Cet essai d’écologie politique s’appuie sur la constatation que l’Occident est pris en tenaille : la croissance, moteur de son capitalisme, est en panne, et il assiste au rattrapage rapide de son niveau de vie par les régions émergentes (pour les classes aisées, à tout le moins). Et l’épuisement des ressources interdit tout retour à son hégémonie économique, brève période historique en cours de conclusion, tableau que l’auteur brosse avec pédagogie. Or, sous la pression de cette grande convergence planétaire en cours, les pays riches se contentent de ruses dilatoires face à la réalité physique de la crise écologique. Qu’il s’agisse de tentatives de réformes (marchandisation de la nature, austérité budgétaire, etc.) ou de la fuite en avant (extraction d’énergies fossiles non conventionnelles, accaparement des terres…), la violence monte. Pour éviter le chaos, il faut organiser une pensée positive de la sobriété, avance Hervé Kempf, qui dégage trois axes stratégiques : la reprise du contrôle de la finance, la réduction des inégalités, l’écologisation de l’économie. C’est une mutation « post-capitaliste », définit l’auteur, qui n’en fait pas une fixette idéologique mais une nécessité historique. L’humanité, pour survivre dans la dignité, devra abolir le chômage, reconstruire une agriculture paysanne, inventer une industrie de la sobriété, promouvoir les biens communs et la révolution culturelle qui va avec, remettre l’activité scientifique au service de l’intérêt général.

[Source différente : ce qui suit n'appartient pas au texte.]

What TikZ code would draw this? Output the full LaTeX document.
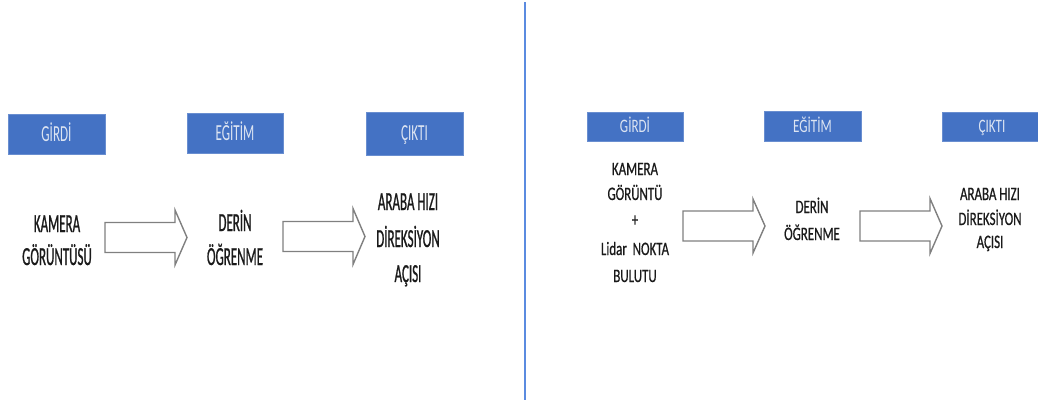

L’auteur va plus loin. « L’individualisme hystérique » et « la course à l’illimitation matérielle » devenus obsolètes, pourrait s’épanouir à l’ère du biolithique une démocratie rénovée et généralisée, apaisée et plus empreinte de spiritualité. Un nouvel « universel », non plus dérivé de la pensée occidentale, mais émergeant du principe humaniste d’équité sociale et écologique.